- ``All eyes remain on China to provide more demand'': ANZ
- Westpac hesistant to predict further substantial price gains
The second straight jump in dairy auction prices on lower volumes has done little to ease concerns about weak demand.
Whole milk powder prices surged 12.1 percent in a GlobalDairyTrade’s latest auction after a 19.1 percent gain two weeks ago. Fonterra Cooperative Group, the world’s largest dairy exporter, said Aug. 13 it would reduce the amount of powder it offers at auction by 10 percent over the next 12 months as New Zealand farmers trim production.
“It will take more than concerns over supply to provide meaningful lifts in commodity prices; demand will also need to come to the party,” Mark Smith, senior economist at ANZ Bank New Zealand in Auckland, wrote in an e-mailed research note Wednesday. “All eyes remain on China to provide more demand-side spine. But recent equity market volatility and the soft data pulse are not good signs.”
Demand for dairy products, New Zealand’s biggest export, may take some time to fully recover as the economic slowdown in China spooks commodity markets. Prices have plunged on a global milk glut and waning Chinese demand, prompting Fonterra to slash its forecast payment to New Zealand farmers and offer them interest-free loans to cushion reduced incomes.
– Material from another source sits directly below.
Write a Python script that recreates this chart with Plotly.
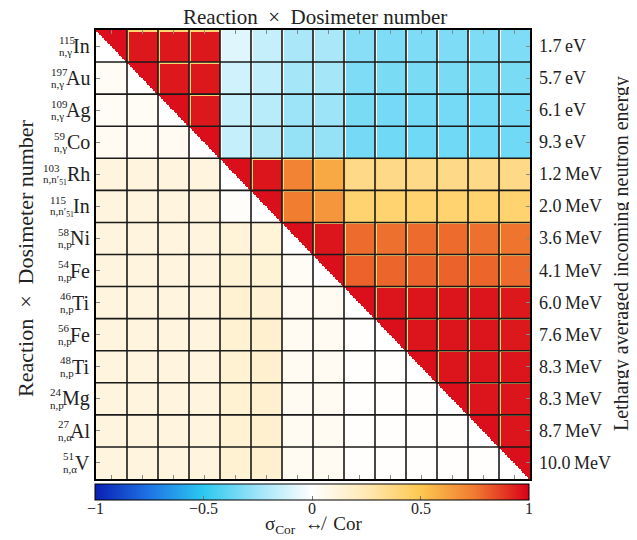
import numpy as np
import plotly.graph_objects as go

# ---------------- data ----------------
mass_numbers = ["115", "197", "109", "59", "103", "115", "58", "54", "46", "56", "48", "24", "27", "51"]
reactions = ["n,γ", "n,γ", "n,γ", "n,γ", "n,n′<sub>51</sub>", "n,n′<sub>51</sub>",
             "n,p", "n,p", "n,p", "n,p", "n,p", "n,p", "n,α", "n,α"]
elements = ["In", "Au", "Ag", "Co", "Rh", "In", "Ni", "Fe", "Ti", "Fe", "Ti", "Mg", "Al", "V"]
energies = ["1.7\u2009eV", "5.7\u2009eV", "6.1\u2009eV", "9.3\u2009eV", "1.2\u2009MeV", "2.0\u2009MeV",
            "3.6\u2009MeV", "4.1\u2009MeV", "6.0\u2009MeV", "7.6\u2009MeV", "8.3\u2009MeV", "8.3\u2009MeV",
            "8.7\u2009MeV", "10.0\u2009MeV"]
cbar_ticks = [-1, -0.5, 0, 0.5, 1]
cbar_ticktext = ["−1", "−0.5", "0", "0.5", "1"]

# block values: upper triangle = Cor, lower triangle = sigma_Cor, diagonal = Cor inside block
block_values = [
    [0.97, 0.95, 0.95, 0.95, -0.08, -0.15, -0.22, -0.22, -0.30, -0.32, -0.32, -0.32, -0.32, -0.32],
    [0.03, 0.97, 0.95, 0.95, -0.12, -0.16, -0.23, -0.23, -0.32, -0.33, -0.33, -0.33, -0.33, -0.33],
    [0.03, 0.03, 0.97, 0.95, -0.15, -0.18, -0.25, -0.25, -0.33, -0.34, -0.34, -0.34, -0.34, -0.34],
    [0.04, 0.04, 0.04, 0.97, -0.15, -0.20, -0.27, -0.27, -0.34, -0.35, -0.35, -0.35, -0.35, -0.35],
    [0.11, 0.11, 0.11, 0.11, 0.97, 0.96, 0.72, 0.60, 0.36, 0.36, 0.36, 0.36, 0.36, 0.36],
    [0.11, 0.11, 0.11, 0.11, 0.02, 0.97, 0.74, 0.66, 0.42, 0.42, 0.42, 0.42, 0.42, 0.42],
    [0.11, 0.11, 0.11, 0.11, 0.13, 0.13, 0.97, 0.96, 0.78, 0.77, 0.78, 0.78, 0.77, 0.76],
    [0.11, 0.11, 0.11, 0.11, 0.14, 0.14, 0.03, 0.97, 0.80, 0.79, 0.80, 0.80, 0.79, 0.78],
    [0.11, 0.11, 0.11, 0.11, 0.15, 0.15, 0.04, 0.04, 0.97, 0.96, 0.96, 0.96, 0.96, 0.95],
    [0.11, 0.11, 0.11, 0.11, 0.15, 0.16, 0.04, 0.04, 0.01, 0.97, 0.96, 0.96, 0.96, 0.95],
    [0.11, 0.11, 0.11, 0.11, 0.15, 0.16, 0.04, 0.04, 0.01, 0.01, 0.97, 0.96, 0.96, 0.96],
    [0.11, 0.11, 0.11, 0.11, 0.15, 0.16, 0.04, 0.04, 0.01, 0.01, 0.01, 0.97, 0.96, 0.96],
    [0.11, 0.11, 0.11, 0.11, 0.15, 0.16, 0.04, 0.04, 0.01, 0.01, 0.01, 0.01, 0.97, 0.96],
    [0.11, 0.11, 0.11, 0.11, 0.15, 0.16, 0.04, 0.04, 0.01, 0.01, 0.01, 0.01, 0.01, 0.97],
]
# first energy group of each block (visible stripes on top / left edge of upper blocks)
edge_cor_positive = 0.42
edge_cor_negative = 0.03

# ---------------- build matrix ----------------
nb = len(elements)
n = 20
N = nb * n
B = np.array(block_values)
Z = np.kron(B, np.ones((n, n)))
for i in range(nb):
    for j in range(nb):
        r0, c0 = i * n, j * n
        if i == j:
            tri = np.triu(np.ones((n, n)), 0)
            Z[r0:r0 + n, c0:c0 + n] = np.where(tri > 0, B[i, j], 0.0)
        elif j > i:
            if B[i, j] >= 0.3:
                Z[r0, c0:c0 + n] = edge_cor_positive
                Z[r0:r0 + n, c0] = edge_cor_positive
            elif B[i, j] < 0:
                Z[r0:r0 + n, c0] = edge_cor_negative

coords = (np.arange(N) + 0.5) / n

colorscale = [
    [0.0, "#0a1eb4"],
    [0.125, "#1e74e4"],
    [0.25, "#2cc8f0"],
    [0.375, "#9ee4f8"],
    [0.5, "#ffffff"],
    [0.625, "#ffe9b4"],
    [0.75, "#fdc850"],
    [0.875, "#f07a30"],
    [1.0, "#d80018"],
]

SERIF = "'Liberation Serif', 'Times New Roman', 'DejaVu Serif', serif"
# page has an 8px body margin: figure occupies page pixels 8..637 x 8..540
OFF = 8
W, H = 637 - OFF, 540 - OFF
# plot area in page pixels
L, R, T, Bm = 96, 530, 30, 479

fig = go.Figure()
fig.add_trace(go.Heatmap(
    z=Z, x=coords, y=coords, zmin=-1, zmax=1, colorscale=colorscale,
    zsmooth=False, hoverinfo="skip",
    colorbar=dict(
        orientation="h",
        x=0.5 - 1 / (R - L), xanchor="center",
        y=-(484 - Bm) / (Bm - T), yanchor="top",
        len=1.0, lenmode="fraction", thickness=16, thicknessmode="pixels",
        xpad=0, ypad=0,
        outlinecolor="black", outlinewidth=1,
        tickvals=cbar_ticks, showticklabels=False,
        ticks="inside", ticklen=4, tickcolor="#777",
    ),
))

shapes = []
for k in range(1, nb):
    shapes.append(dict(type="line", xref="x", yref="y", x0=k, x1=k, y0=0, y1=nb,
                       line=dict(color="#1a1a1a", width=1.6)))
    shapes.append(dict(type="line", xref="x", yref="y", x0=0, x1=nb, y0=k, y1=k,
                       line=dict(color="#1a1a1a", width=1.6)))

centers = [k + 0.5 for k in range(nb)]
axis_common = dict(range=[0, nb], tickvals=centers, ticks="inside", ticklen=4, tickcolor="#888",
                   showticklabels=False, showline=True, linecolor="black", linewidth=1.5,
                   mirror="ticks", showgrid=False, zeroline=False, fixedrange=True)


def px(xp):
    return (xp - L) / (R - L)


def py(yp):
    return 1 - (yp - T) / (Bm - T)


# Times-like glyph widths (em)
GW = {"I": 0.333, "n": 0.5, "A": 0.722, "u": 0.5, "g": 0.5, "C": 0.667, "o": 0.5, "R": 0.667,
      "h": 0.5, "N": 0.722, "i": 0.278, "F": 0.556, "e": 0.444, "T": 0.611, "M": 0.889,
      "l": 0.278, "V": 0.722, "c": 0.444}


def sym_width(s, size):
    return sum(GW.get(c, 0.5) for c in s) * size


annotations = []
row_h = (Bm - T) / nb
SYM = 20
SCR = 11
for i in range(nb):
    yc = T + (i + 0.5) * row_h
    sw = sym_width(elements[i], SYM)
    x_right = 92
    mw = len(mass_numbers[i]) * 0.5 * SCR
    rw = 1.3 * SCR if "51" not in reactions[i] else 2.3 * SCR
    scr_left = x_right - sw - max(mw, rw) - 2
    annotations.append(dict(xref="paper", yref="paper", x=px(x_right), y=py(yc),
                            text=elements[i], showarrow=False, xanchor="right", yanchor="middle",
                            font=dict(family=SERIF, size=SYM, color="#222")))
    annotations.append(dict(xref="paper", yref="paper", x=px(scr_left), y=py(yc - 6.5),
                            text=mass_numbers[i], showarrow=False, xanchor="left", yanchor="middle",
                            font=dict(family=SERIF, size=SCR, color="#222")))
    annotations.append(dict(xref="paper", yref="paper", x=px(scr_left), y=py(yc + 6),
                            text=reactions[i], showarrow=False, xanchor="left", yanchor="middle",
                            font=dict(family=SERIF, size=SCR, color="#222")))
    annotations.append(dict(xref="paper", yref="paper", x=px(537), y=py(yc),
                            text=energies[i], showarrow=False, xanchor="left", yanchor="middle",
                            font=dict(family=SERIF, size=18, color="#222")))

for v, t in zip(cbar_ticks, cbar_ticktext):
    annotations.append(dict(xref="paper", yref="paper", x=(v + 1) / 2 - 1 / (R - L), y=py(509),
                            text=t, showarrow=False, xanchor="center", yanchor="middle",
                            font=dict(family=SERIF, size=16, color="#222")))

annotations.append(dict(xref="paper", yref="paper", x=px(315), y=py(17),
                        text="Reaction  ×  Dosimeter number", showarrow=False,
                        xanchor="center", yanchor="middle",
                        font=dict(family=SERIF, size=21, color="#222")))
annotations.append(dict(xref="paper", yref="paper", x=px(25), y=py(258),
                        text="Reaction  ×  Dosimeter number", showarrow=False, textangle=-90,
                        xanchor="center", yanchor="middle",
                        font=dict(family=SERIF, size=22, color="#222")))
annotations.append(dict(xref="paper", yref="paper", x=px(621), y=py(254),
                        text="Lethargy averaged incoming neutron energy", showarrow=False,
                        textangle=-90, xanchor="center", yanchor="middle",
                        font=dict(family=SERIF, size=20, color="#222")))
annotations.append(dict(xref="paper", yref="paper", x=px(313), y=py(525),
                        text="σ<sub>Cor</sub>  ↮  Cor", showarrow=False,
                        xanchor="center", yanchor="middle",
                        font=dict(family=SERIF, size=19, color="#222")))

fig.update_layout(
    width=W, height=H, autosize=False,
    margin=dict(l=L - OFF, r=W - (R - OFF), t=T - OFF, b=H - (Bm - OFF), pad=0),
    paper_bgcolor="white", plot_bgcolor="white",
    xaxis=axis_common,
    yaxis=dict(axis_common, range=[nb, 0]),
    shapes=shapes, annotations=annotations, showlegend=False,
)

fig.write_html("out.html")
The average whole milk powder price rose to $2,078 a metric ton, up from a seven-year low of $1,590 on Aug. 4. That’s still less than half the $5,245 peak reached in 2013 and below the $2,200 Smith estimates is needed for Fonterra to meet its forecast farmer payment of NZ$3.85 ($2.44) per kilogram of milksolids for this season.
While overall dairy prices rose 10.9 percent, volumes offered at the fortnightly auction amounted to 35,865 metric tons, down from 57,010 tons this time last year.
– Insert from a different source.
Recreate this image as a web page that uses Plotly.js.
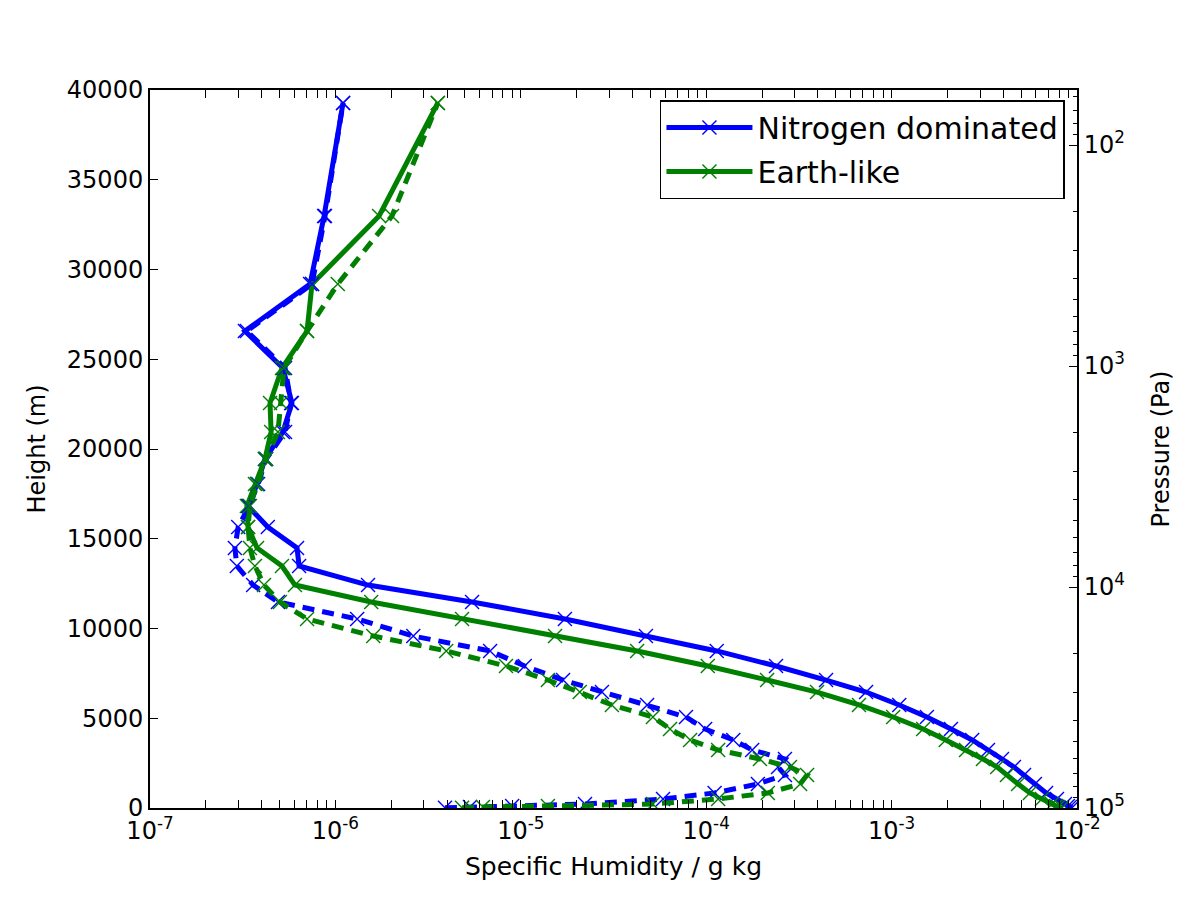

“We’re hesitant about assuming further substantial price gains in coming auctions,” said Michael Gordon, senior economist at Westpac Banking Corp. in Auckland. “The global dairy market has so far reacted strongly to Fonterra’s forecast of a 1.5 percent drop in milk collection for this season. But for higher prices to be sustained, dairy farmers will have to live up to that forecast over the coming months.”